What you have to do:
Will you extract the entries word for word? Images should not appear in the copy.

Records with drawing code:
***

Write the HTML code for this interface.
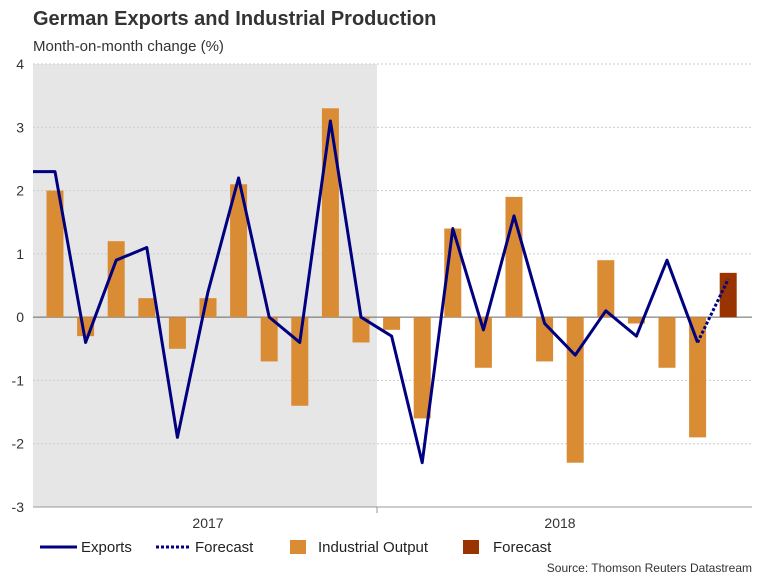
<!DOCTYPE html>
<html><head><meta charset="utf-8"><style>
body{margin:0;background:#fff;font-family:"Liberation Sans",sans-serif}
svg text{font-family:"Liberation Sans",sans-serif}
</style></head><body>
<svg width="768" height="576" viewBox="0 0 768 576">
<text x="33" y="25" font-size="20" font-weight="bold" fill="#333">German Exports and Industrial Production</text>
<text x="33" y="51" font-size="15" fill="#333">Month-on-month change (%)</text>
<rect x="33" y="64" width="344" height="443" fill="#e6e6e6"/>
<g id="grid"></g>
<g id="bars"></g>
<g id="lines"></g>
<g id="axis"></g>
<g>
<line x1="40" y1="547" x2="77" y2="547" stroke="#000080" stroke-width="3"/>
<text x="81" y="552" font-size="15" fill="#222">Exports</text>
<line x1="156" y1="547" x2="190" y2="547" stroke="#000080" stroke-width="3" stroke-dasharray="3,2"/>
<text x="195" y="552" font-size="15" fill="#222">Forecast</text>
<rect x="290" y="540" width="16" height="14" fill="#d98c33"/>
<text x="318" y="552" font-size="15" fill="#222">Industrial Output</text>
<rect x="463" y="540" width="16" height="14" fill="#993300"/>
<text x="493" y="552" font-size="15" fill="#222">Forecast</text>
</g>
<text x="752" y="572" font-size="12" fill="#333" text-anchor="end">Source: Thomson Reuters Datastream</text>
</svg>
<script>
const yTicks=[4,3,2,1,0,-1,-2,-3];
const years=["2017","2018"];
const output=[2.0,-0.3,1.2,0.3,-0.5,0.3,2.1,-0.7,-1.4,3.3,-0.4,-0.2,-1.6,1.4,-0.8,1.9,-0.7,-2.3,0.9,-0.1,-0.8,-1.9];
const outputForecast=[0.7];
const exportsLine=[2.3,2.3,-0.4,0.9,1.1,-1.9,0.4,2.2,0.0,-0.4,3.1,0.0,-0.3,-2.3,1.4,-0.2,1.6,-0.1,-0.6,0.1,-0.3,0.9,-0.4];
const exportsForecast=[-0.4,0.6];
const NS="http://www.w3.org/2000/svg";
const L=33,R=752,T=64,B=507;
const y=v=>T+(4-v)*(B-T)/7;
const x=i=>55+30.6*i; // i = month index, first bar = 0
function mk(tag,attrs,parent){const e=document.createElementNS(NS,tag);for(const k in attrs)e.setAttribute(k,attrs[k]);document.getElementById(parent).appendChild(e);return e;}
yTicks.forEach(v=>{
 if(v!==-3){const g=mk('line',{x1:L,x2:R,y1:y(v),y2:y(v),stroke:v===0?'#666':'#ccc','stroke-width':1,'stroke-dasharray':v===0?'':'2,2'},'grid');
 
 }
 const t=mk('text',{x:24,y:y(v)+5,'font-size':14,fill:'#333','text-anchor':'end'},'axis');t.textContent=v;
 
 
});
const bw=17;
output.forEach((v,i)=>{const r=mk('rect',{x:x(i)-bw/2,y:Math.min(y(v),y(0)),width:bw,height:Math.abs(y(v)-y(0)),fill:'#d98c33'},'bars');
 
 });
outputForecast.forEach((v,j)=>{const i=output.length+j;const r=mk('rect',{x:x(i)-bw/2,y:Math.min(y(v),y(0)),width:bw,height:Math.abs(y(v)-y(0)),fill:'#993300'},'bars');
 
 });
// exports line: first point at plot left edge
let pts=exportsLine.map((v,i)=>[(i===0?L:x(i-1)),y(v)]);
const pl=mk('polyline',{points:pts.map(p=>p.join(',')).join(' '),fill:'none',stroke:'#000080','stroke-width':3,'stroke-linejoin':'round'},'lines');


const s=exportsLine.length-2;
const fp=exportsForecast.map((v,j)=>[x(s+j),y(v)]);
const fl=mk('polyline',{points:fp.map(p=>p.join(',')).join(' '),fill:'none',stroke:'#000080','stroke-width':3,'stroke-dasharray':'3,2'},'lines');


const ax=mk('line',{x1:L,x2:R,y1:B,y2:B,stroke:'#999','stroke-width':1},'axis');


const tk=mk('line',{x1:377,x2:377,y1:B,y2:B+6,stroke:'#999'},'axis');


const yx=[208,560];
years.forEach((t,i)=>{const e=mk('text',{x:yx[i],y:528,'font-size':14,fill:'#333','text-anchor':'middle'},'axis');e.textContent=t;
 
 });
</script>
</body></html>
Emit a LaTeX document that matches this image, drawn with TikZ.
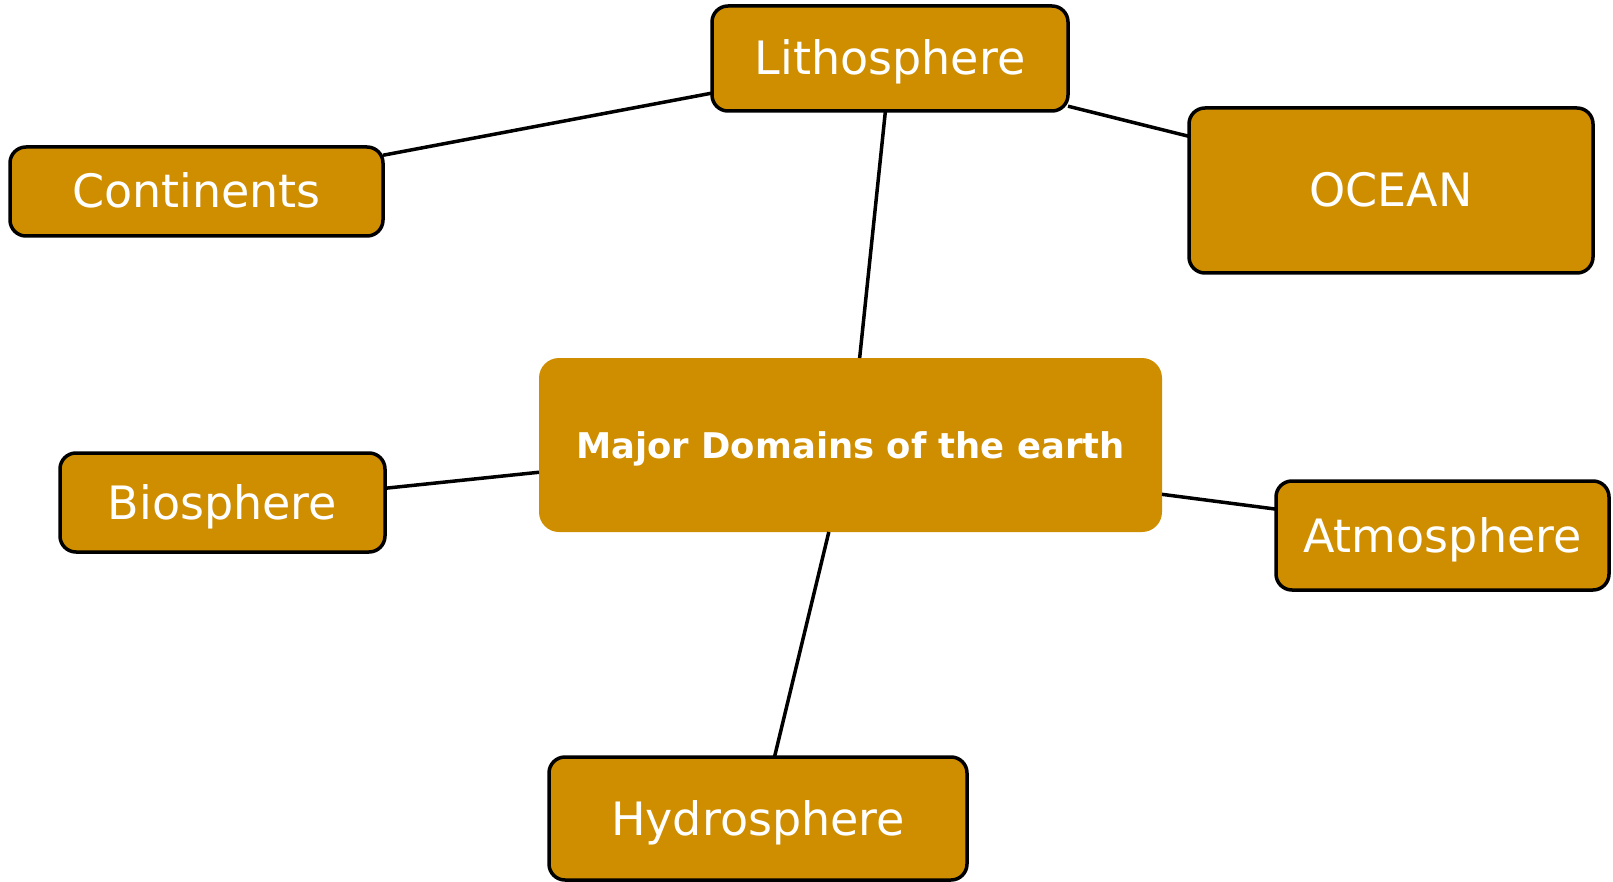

***

Result for this task:
Write the HTML code for this interface.
<!DOCTYPE html>
<html><head><meta charset="utf-8"><style>
body{margin:0;background:#fff;font-family:"Liberation Sans",sans-serif}
svg text{font-family:"Liberation Sans",sans-serif}
</style></head><body>
<svg width="768" height="576" viewBox="0 0 768 576">
<text x="33" y="25" font-size="20" font-weight="bold" fill="#333">German Exports and Industrial Production</text>
<text x="33" y="51" font-size="15" fill="#333">Month-on-month change (%)</text>
<rect x="33" y="64" width="344" height="443" fill="#e6e6e6"/>
<g id="grid"></g>
<g id="bars"></g>
<g id="lines"></g>
<g id="axis"></g>
<g>
<line x1="40" y1="547" x2="77" y2="547" stroke="#000080" stroke-width="3"/>
<text x="81" y="552" font-size="15" fill="#222">Exports</text>
<line x1="156" y1="547" x2="190" y2="547" stroke="#000080" stroke-width="3" stroke-dasharray="3,2"/>
<text x="195" y="552" font-size="15" fill="#222">Forecast</text>
<rect x="290" y="540" width="16" height="14" fill="#d98c33"/>
<text x="318" y="552" font-size="15" fill="#222">Industrial Output</text>
<rect x="463" y="540" width="16" height="14" fill="#993300"/>
<text x="493" y="552" font-size="15" fill="#222">Forecast</text>
</g>
<text x="752" y="572" font-size="12" fill="#333" text-anchor="end">Source: Thomson Reuters Datastream</text>
</svg>
<script>
const yTicks=[4,3,2,1,0,-1,-2,-3];
const years=["2017","2018"];
const output=[2.0,-0.3,1.2,0.3,-0.5,0.3,2.1,-0.7,-1.4,3.3,-0.4,-0.2,-1.6,1.4,-0.8,1.9,-0.7,-2.3,0.9,-0.1,-0.8,-1.9];
const outputForecast=[0.7];
const exportsLine=[2.3,2.3,-0.4,0.9,1.1,-1.9,0.4,2.2,0.0,-0.4,3.1,0.0,-0.3,-2.3,1.4,-0.2,1.6,-0.1,-0.6,0.1,-0.3,0.9,-0.4];
const exportsForecast=[-0.4,0.6];
const NS="http://www.w3.org/2000/svg";
const L=33,R=752,T=64,B=507;
const y=v=>T+(4-v)*(B-T)/7;
const x=i=>55+30.6*i; // i = month index, first bar = 0
function mk(tag,attrs,parent){const e=document.createElementNS(NS,tag);for(const k in attrs)e.setAttribute(k,attrs[k]);document.getElementById(parent).appendChild(e);return e;}
yTicks.forEach(v=>{
 if(v!==-3){const g=mk('line',{x1:L,x2:R,y1:y(v),y2:y(v),stroke:v===0?'#666':'#ccc','stroke-width':1,'stroke-dasharray':v===0?'':'2,2'},'grid');
 
 }
 const t=mk('text',{x:24,y:y(v)+5,'font-size':14,fill:'#333','text-anchor':'end'},'axis');t.textContent=v;
 
 
});
const bw=17;
output.forEach((v,i)=>{const r=mk('rect',{x:x(i)-bw/2,y:Math.min(y(v),y(0)),width:bw,height:Math.abs(y(v)-y(0)),fill:'#d98c33'},'bars');
 
 });
outputForecast.forEach((v,j)=>{const i=output.length+j;const r=mk('rect',{x:x(i)-bw/2,y:Math.min(y(v),y(0)),width:bw,height:Math.abs(y(v)-y(0)),fill:'#993300'},'bars');
 
 });
// exports line: first point at plot left edge
let pts=exportsLine.map((v,i)=>[(i===0?L:x(i-1)),y(v)]);
const pl=mk('polyline',{points:pts.map(p=>p.join(',')).join(' '),fill:'none',stroke:'#000080','stroke-width':3,'stroke-linejoin':'round'},'lines');


const s=exportsLine.length-2;
const fp=exportsForecast.map((v,j)=>[x(s+j),y(v)]);
const fl=mk('polyline',{points:fp.map(p=>p.join(',')).join(' '),fill:'none',stroke:'#000080','stroke-width':3,'stroke-dasharray':'3,2'},'lines');


const ax=mk('line',{x1:L,x2:R,y1:B,y2:B,stroke:'#999','stroke-width':1},'axis');


const tk=mk('line',{x1:377,x2:377,y1:B,y2:B+6,stroke:'#999'},'axis');


const yx=[208,560];
years.forEach((t,i)=>{const e=mk('text',{x:yx[i],y:528,'font-size':14,fill:'#333','text-anchor':'middle'},'axis');e.textContent=t;
 
 });
</script>
</body></html>
Emit a LaTeX document that matches this image, drawn with TikZ.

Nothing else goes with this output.